La separación entre ética y política posee en ese sentido un valor nada desdeñable, y es algo a lo que no podemos renunciar. Pero esa misma separación se puede convertir en un verdadero problema si no se matiza correctamente. Si la separación se convierte en radical, se pudiera llegar a pensar que en nombre de la libertad y del pluralismo es preciso defender el derecho a la presencia pública de ideologías que niegan tanto la libertad como el pluralismo. ¿Se puede, en nombre de la separación entre ética y política, admitir como legal y legítima una ideología que promulgue el valor superior de una raza sobre otras, de los varones sobre las mujeres, la esclavitud?

Parece difícil admitirlo, aunque añadiéramos lo que nos hemos acostumbrado a añadir como coletilla en la política vasca: siempre usando medios exclusivamente políticos y sin recurrir a la fuerza. Antaño hubiéramos dicho que existen formas de pensamiento que son estructuralmente violentos, aunque en la práctica quienes defienden esos planteamientos no den el paso al ejercicio de la violencia. Hoy, en la época del multiculturalismo y el posmodernismo, es preciso argumentar lo que debiera ser algo más evidente. Pero el tener que argumentarlo ayuda a matizar y comprender mejor la situación.

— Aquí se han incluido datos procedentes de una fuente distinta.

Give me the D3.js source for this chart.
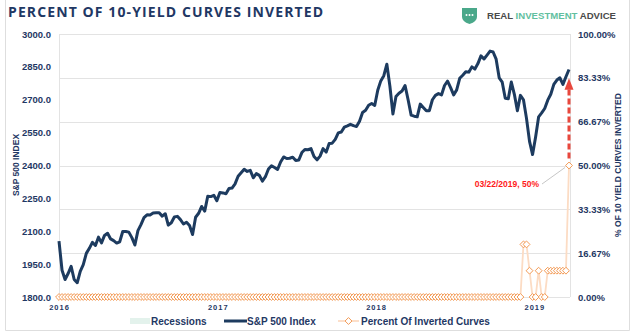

La democracia como Estado de derecho implica que existe un punto, crucial y clave, en el que la separación de ética y política no funciona, no debe funcionar. Si en algo consiste la democracia es en la sumisión del ejercicio del poder a las exigencias básicas de los principios éticos más universales, cuales son los derechos humanos. No es concebible la democracia sin está integración de la ética en su definición. La legitimación del poder sólo es posible en la medida en que el poder se someta al imperio del derecho. Y la sumisión al derecho implica la sumisión a los derechos humanos universales. Por eso, la cultura constitucional que exige la sumisión del poder y de la soberanía a los mandatos de los derechos humanos universales tiene dos consecuencias: la creación, por un lado, de un espacio, el constitucional democrático, tendencialmente universal, y la inadmisibilidad de planteamientos políticos que supongan una negación expresa de esos mismos derechos universales, aunque no propongan el uso de la violencia.

Si la libertad como derecho humano básico y universal está necesariamente vinculada al pluralismo, ningún proyecto político que niegue el pluralismo real existente en una sociedad es admisible en democracia, porque es totalitario y excluyente. Es posible y necesario exigir a todos los proyectos políticos que pretendan jugar en el espacio democrático que muestren su disposición a garantizar de forma eficaz el respeto al pluralismo existente en su sociedad. Esta exigencia no es una cuestión de ética válida para el ámbito privado, sino que es una exigencia al mismo tiempo ética y política, simplemente una exigencia democrática, válida para el espacio público. Porque tampoco la separación entre espacio privado y espacio público es un dualismo a aceptar sin matices de forma dogmática: puedo pensar privadamente lo que quiera -libertad de conciencia-, siempre que mi actuación pública se sujete a las exigencias ético-políticas de la democracia, del estado de derecho y de la cultura constitucional. Un proyecto político de grupo nunca es una simple cuestión de pensamiento privado.

Condenar la historia de terror de ETA no es una mera cuestión de ética privada y personal, sino que es aplicar a nuestra historia reciente la exigencia ética y política sin la que la democracia deja de existir.